MATERIAL PROVIDED
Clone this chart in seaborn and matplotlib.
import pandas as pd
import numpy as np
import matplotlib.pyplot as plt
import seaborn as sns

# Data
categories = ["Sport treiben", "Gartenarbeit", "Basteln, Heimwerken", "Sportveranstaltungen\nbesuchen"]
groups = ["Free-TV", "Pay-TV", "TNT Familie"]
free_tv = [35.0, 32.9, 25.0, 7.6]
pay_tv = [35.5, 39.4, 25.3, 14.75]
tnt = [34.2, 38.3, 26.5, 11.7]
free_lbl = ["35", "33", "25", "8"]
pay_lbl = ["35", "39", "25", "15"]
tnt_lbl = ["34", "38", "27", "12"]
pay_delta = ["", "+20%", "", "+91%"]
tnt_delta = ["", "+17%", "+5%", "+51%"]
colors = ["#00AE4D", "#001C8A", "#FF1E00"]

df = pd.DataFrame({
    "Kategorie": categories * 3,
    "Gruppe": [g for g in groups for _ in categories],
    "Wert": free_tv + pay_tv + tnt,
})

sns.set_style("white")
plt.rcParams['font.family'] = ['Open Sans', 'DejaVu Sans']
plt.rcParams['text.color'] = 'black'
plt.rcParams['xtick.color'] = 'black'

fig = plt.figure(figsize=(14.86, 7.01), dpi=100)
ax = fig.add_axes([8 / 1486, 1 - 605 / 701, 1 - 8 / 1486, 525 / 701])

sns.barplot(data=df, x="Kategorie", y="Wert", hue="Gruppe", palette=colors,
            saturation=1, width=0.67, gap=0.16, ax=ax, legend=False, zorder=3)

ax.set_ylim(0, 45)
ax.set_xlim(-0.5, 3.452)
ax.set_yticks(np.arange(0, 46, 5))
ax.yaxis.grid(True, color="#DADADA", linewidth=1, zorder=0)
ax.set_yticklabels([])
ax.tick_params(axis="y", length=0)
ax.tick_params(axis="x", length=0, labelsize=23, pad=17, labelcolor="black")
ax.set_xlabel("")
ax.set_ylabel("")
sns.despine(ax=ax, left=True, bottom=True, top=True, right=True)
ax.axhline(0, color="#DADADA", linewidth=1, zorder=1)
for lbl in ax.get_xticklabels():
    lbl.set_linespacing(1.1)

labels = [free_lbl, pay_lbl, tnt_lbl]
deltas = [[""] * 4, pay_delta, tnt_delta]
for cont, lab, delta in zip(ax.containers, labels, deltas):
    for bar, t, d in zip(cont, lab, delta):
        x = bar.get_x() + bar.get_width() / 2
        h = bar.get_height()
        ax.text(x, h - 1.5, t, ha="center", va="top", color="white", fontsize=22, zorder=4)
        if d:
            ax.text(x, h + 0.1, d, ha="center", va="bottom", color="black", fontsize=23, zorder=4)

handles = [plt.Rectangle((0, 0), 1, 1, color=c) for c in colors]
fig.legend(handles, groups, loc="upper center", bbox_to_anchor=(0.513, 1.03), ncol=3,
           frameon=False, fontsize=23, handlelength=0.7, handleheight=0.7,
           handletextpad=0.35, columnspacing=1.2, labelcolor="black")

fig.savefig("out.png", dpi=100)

--

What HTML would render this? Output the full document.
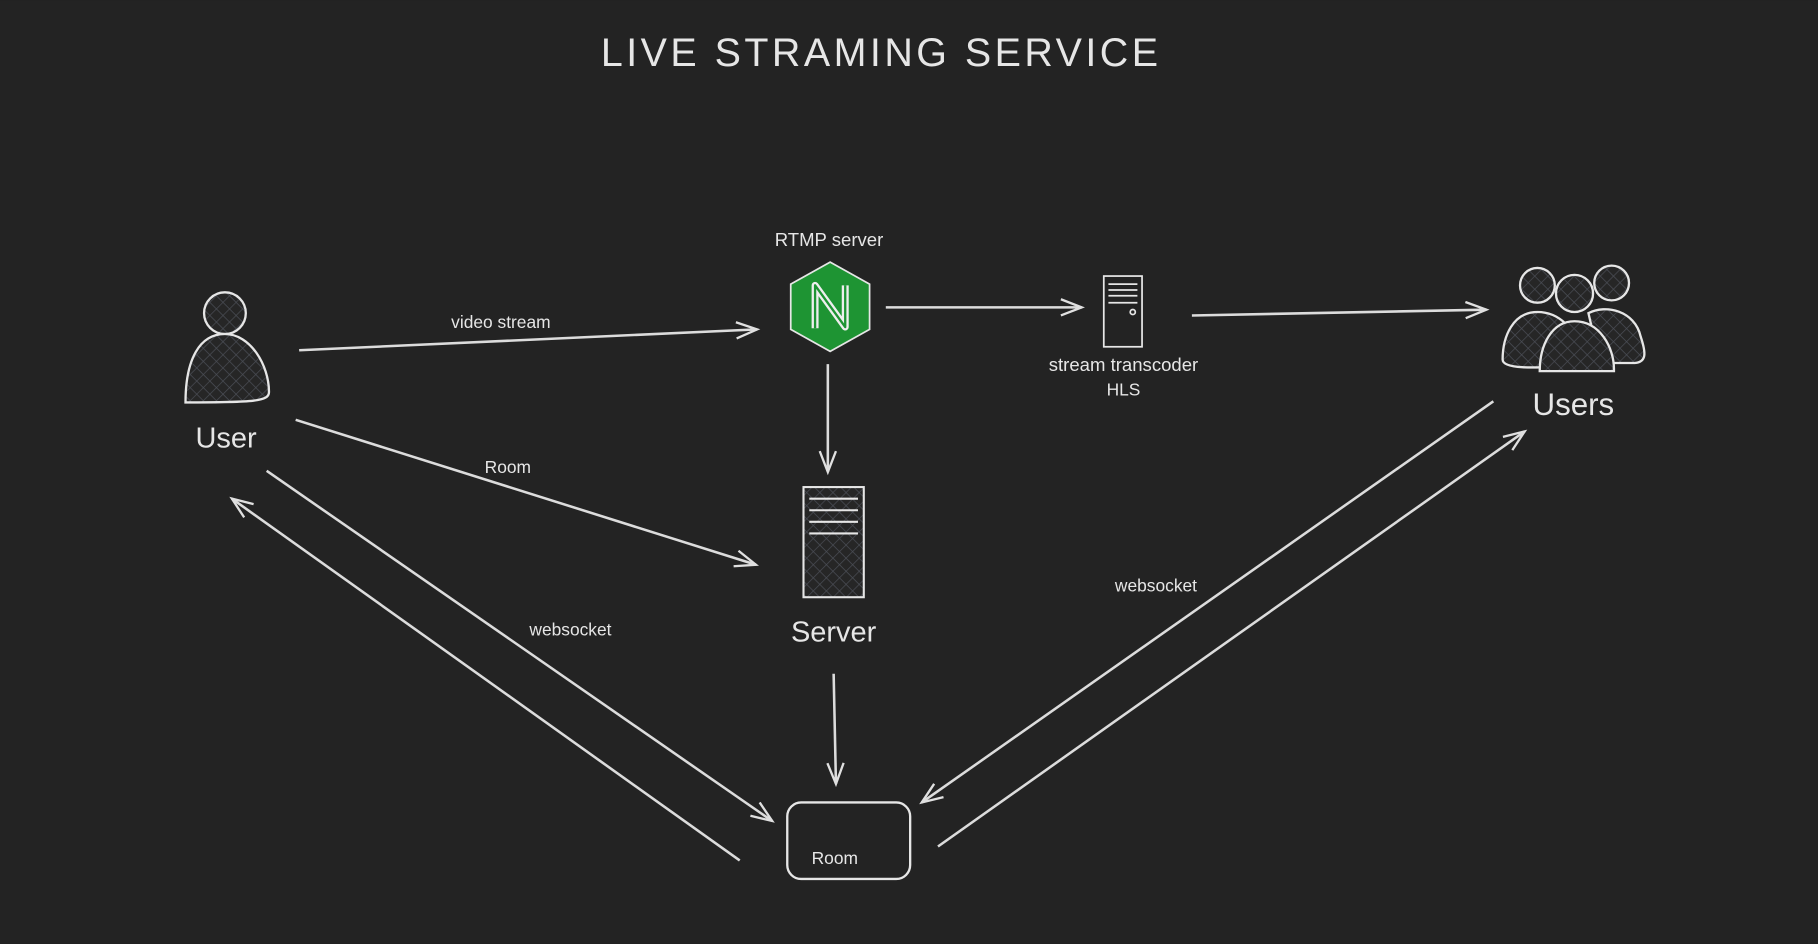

STATED EXERCISE
Go through the listing above and pull out each line containing the word "seaborn".

ANSWER TO THIS TASK
Clone this chart in seaborn and matplotlib.
import seaborn as sns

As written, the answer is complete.